Anyway, exchange rates today are not a system of prices.
The foreign exchange market: a playground for speculators
So, when Bretton Woods collapses, you have these risks of exchange. In those days, everything was fluctuating so you had to make these transactions and you had a risk, but you also realize you had profit opportunities. You can speculate in the exchange market and the forex (foreign exchange) market. The foreign exchange market is now a playground for speculators.
What do you take into account? Inflation rates. If I want to speculate in the foreign exchange market, I look at the rates of exchange, at their differences, at the margin between buying Japanese yen and selling Japanese yen because I’m going to do both operations. What is the time span that is required by their bank? If I need to stay there for five days, or two days, or six hours. What is the rate of inflation? What is the local rate of interest? I look at these differentials: exchange rates, inflation, interest rates -- and then I speculate. I have a robot. I have great software that calculates optimum paths for exchanges in the forex markets of the world. And that is why today the forex markets of the world have nothing to do with trade relations, with the value of commodities that are being traded.
I don’t have the number right now because they change all the time, but it’s 300 times or 160 times those orders of magnitude greater than the value of trade flows. It has no relation with whether you are buying Mercedes Benz trucks or soy beans from Brazil. It doesn’t matter because this is a casino.
The collapse of Bretton Woods opened up a gigantic space for speculation and profits and that is pure finance. That is a huge step in the separation of finance from the real economy. And that has led to a whole bunch of problems and difficulties.
Dismantling capital controls
But with that collapse you still have capital controls. “You needed to get rid of capital controls.” Gradually there was a movement to get rid of those capital controls (and) luckily for global capitalism, in 1979, 1980, Paul Volcker, the president of the Federal Reserve, appointed by (President) Jimmy Carter, he increases the leading interest rate from 4, 5% to 17% because, “you want to quell inflationary pressures in the U.S.” It wasn’t hyper-inflation. It was 12%, maybe.
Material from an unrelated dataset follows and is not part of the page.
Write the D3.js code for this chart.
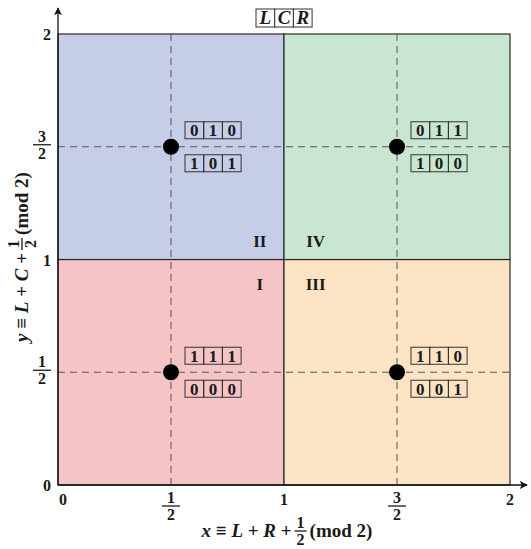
<!DOCTYPE html>
<html><head><meta charset="utf-8">
<script src="https://cdn.jsdelivr.net/npm/d3@7/dist/d3.min.js"></script>
<style>body{margin:0;background:#fff}svg{display:block}text{font-family:"Liberation Serif","DejaVu Serif",serif;font-weight:bold;fill:#1a1a1a}</style>
</head><body>
<svg id="c" width="531" height="549"></svg>
<script>
// Data
const quadrants = [
  {name:"I",   x0:0, x1:1, y0:0, y1:1, color:"#f5c5c6"},
  {name:"II",  x0:0, x1:1, y0:1, y1:2, color:"#c6cde6"},
  {name:"III", x0:1, x1:2, y0:0, y1:1, color:"#fce3c4"},
  {name:"IV",  x0:1, x1:2, y0:1, y1:2, color:"#c9e6d3"}
];
const pointX = [0.5, 1.5, 0.5, 1.5];
const pointY = [1.5, 1.5, 0.5, 0.5];
const codeTop = ["010", "011", "111", "110"];
const codeBottom = ["101", "100", "000", "001"];
const xTicks = [0, 0.5, 1, 1.5, 2];
const yTicks = [0, 0.5, 1, 1.5, 2];
const tickNum = ["0", "1", "1", "3", "2"];
const tickFrac = [false, true, false, true, false];
const headerLetters = ["L", "C", "R"];
const quadLabels = ["II", "IV", "I", "III"];
const quadLabelX = [0.893, 1.14, 0.893, 1.14];
const quadLabelY = [1.08, 1.08, 0.89, 0.89];

const svg = d3.select("#c");
const x = d3.scaleLinear().domain([0,2]).range([58,510]);
const y = d3.scaleLinear().domain([0,2]).range([485,34]);

// Quadrants
svg.selectAll("rect.q").data(quadrants).join("rect")
  .attr("x", d=>x(d.x0)).attr("y", d=>y(d.y1))
  .attr("width", d=>x(d.x1)-x(d.x0)).attr("height", d=>y(d.y0)-y(d.y1))
  .attr("fill", d=>d.color).attr("stroke", "#2a2a2a").attr("stroke-width", 1.2);

// Dashed guide lines
[0.5,1.5].forEach(v=>{
  svg.append("line").attr("x1", x(v)).attr("x2", x(v)).attr("y1", y(2)).attr("y2", y(0))
    .attr("stroke","#555").attr("stroke-width",1).attr("stroke-dasharray","7,5");
  svg.append("line").attr("x1", x(0)).attr("x2", x(2)).attr("y1", y(v)).attr("y2", y(v))
    .attr("stroke","#555").attr("stroke-width",1).attr("stroke-dasharray","7,5");
});

// Axes with arrows
const defs = svg.append("defs");
defs.append("marker").attr("id","arr").attr("viewBox","0 0 10 10").attr("refX",9).attr("refY",5)
  .attr("markerWidth",8).attr("markerHeight",8).attr("markerUnits","userSpaceOnUse").attr("orient","auto-start-reverse")
  .append("path").attr("d","M0,0 L10,5 L0,10 L2.5,5 Z").attr("fill","#111");
svg.append("line").attr("x1",x(0)).attr("x2",x(0)).attr("y1",y(0)).attr("y2",8)
  .attr("stroke","#111").attr("stroke-width",1.3).attr("marker-end","url(#arr)");
svg.append("line").attr("x1",x(0)).attr("x2",527).attr("y1",y(0)).attr("y2",y(0))
  .attr("stroke","#111").attr("stroke-width",1.3).attr("marker-end","url(#arr)");

// Fraction helper (bar centred at cx, cy)
function frac(g, cx, cy, num, den, fs, half){
  g.append("text").attr("x",cx).attr("y",cy-3).attr("text-anchor","middle").attr("font-size",fs).text(num);
  g.append("line").attr("x1",cx-half).attr("x2",cx+half).attr("y1",cy).attr("y2",cy).attr("stroke","#1a1a1a").attr("stroke-width",1.3);
  g.append("text").attr("x",cx).attr("y",cy+3+fs*0.68).attr("text-anchor","middle").attr("font-size",fs).text(den);
}

// X tick labels
const gx = svg.append("g");
xTicks.forEach((t,i)=>{
  const cx = i===0 ? x(t)+5 : x(t);
  if(tickFrac[i]) frac(gx, cx, 506, tickNum[i], "2", 16, 9);
  else gx.append("text").attr("x",cx).attr("y",505).attr("text-anchor","middle").attr("font-size",16).text(tickNum[i]);
});
// Y tick labels
const gy = svg.append("g");
yTicks.forEach((t,i)=>{
  if(tickFrac[i]) frac(gy, 42, y(t)-2, tickNum[i], "2", 16, 9);
  else gy.append("text").attr("x",47).attr("y",y(t)+6).attr("text-anchor","middle").attr("font-size",16).text(tickNum[i]);
});

// Axis title builder: text, fraction 1/2, text; centred at (cx, baseline)
function mathTitle(g, cx, base, leftHtml, rightText, fs, ffs){
  const t1 = g.append("text").attr("y",base).attr("font-size",fs).html(leftHtml);
  const t2 = g.append("text").attr("y",base).attr("font-size",fs).text(rightText);
  const w1 = t1.node().getComputedTextLength();
  const w2 = t2.node().getComputedTextLength();
  const fw = 12, gap = 3;
  const total = w1 + gap + fw + gap + w2;
  const x0 = cx - total/2;
  t1.attr("x", x0);
  frac(g, x0 + w1 + gap + fw/2, base-6, "1", "2", ffs, 6);
  t2.attr("x", x0 + w1 + gap + fw + gap);
}
mathTitle(svg.append("g"), 287, 537,
  '<tspan font-style="italic">x</tspan> ≡ <tspan font-style="italic">L</tspan> + <tspan font-style="italic">R</tspan> +',
  "(mod 2)", 19, 16);
mathTitle(svg.append("g").attr("transform","translate(28,257) rotate(-90)"), 0, 0,
  '<tspan font-style="italic">y</tspan> ≡ <tspan font-style="italic">L</tspan> + <tspan font-style="italic">C</tspan> +',
  "(mod 2)", 19, 16);

// Quadrant labels
svg.selectAll("text.ql").data(quadLabels).join("text").attr("class","ql")
  .attr("x",(d,i)=>x(quadLabelX[i])).attr("y",(d,i)=>y(quadLabelY[i])+6)
  .attr("text-anchor","middle").attr("font-size",17).text(d=>d);

// Bit boxes
function bitBox(g, left, top, chars, italic, cw, ch, fs){
  chars.forEach((c,i)=>{
    g.append("rect").attr("x",left+i*cw).attr("y",top).attr("width",cw).attr("height",ch)
      .attr("fill", italic? "#fff":"none").attr("stroke","#333").attr("stroke-width",1);
    g.append("text").attr("x",left+i*cw+cw/2).attr("y",top+ch/2+fs*0.34).attr("text-anchor","middle")
      .attr("font-size",fs).attr("font-style",italic?"italic":"normal").text(c);
  });
}
const gb = svg.append("g");
pointX.forEach((px,i)=>{
  const cx = x(px), cy = y(pointY[i]);
  bitBox(gb, cx+14, cy-25, codeTop[i].split(""), false, 18.7, 17, 17);
  bitBox(gb, cx+14, cy+8, codeBottom[i].split(""), false, 18.7, 17, 17);
  gb.append("circle").attr("cx",cx).attr("cy",cy).attr("r",8).attr("fill","#000");
});

// Header LCR
bitBox(svg.append("g"), x(1)-28, 9, headerLetters, true, 18.7, 18, 19);
</script>
</body></html>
He introduced this huge hike in the interest rate in the U.S. and that provoked because it is a big economy, the largest economy in the world that measure in the U.S. provokes a global recession. A very important recession. In 1980, ’81, everything contracts. The price of oil and most basic commodities and raw materials drops dramatically, while the cost of servicing debts increases dramatically. You have a perfect recipe for a crisis.
Mexico exploded in 1992.
And still you have to get rid of these capital controls because this prevented you from exploiting these opportunities for speculation. “If I cannot move in and out freely, how can I take advantage of these disparities, and exchange rates, and the fact that they are moving around? (How) can I make some profits by speculating? I can’t because the French require so many things for me to move in. The Japanese are so resilient with capital controls. I cannot go into those economic spaces in such a way that I can reap the benefits of speculating in the currency markets and the forex markets.”
In Motion Magazine: And this is simultaneous with (U.K. Prime Minister) Margaret Thatcher saying, “I like (economist Friedrich August von) Hayek”? She initiated these changes along with (President Ronald) Reagan, no?
Alejandro Nadal: They co-exist, all these things. She’s a spokesperson ...
In Motion Magazine: ... of what was happening?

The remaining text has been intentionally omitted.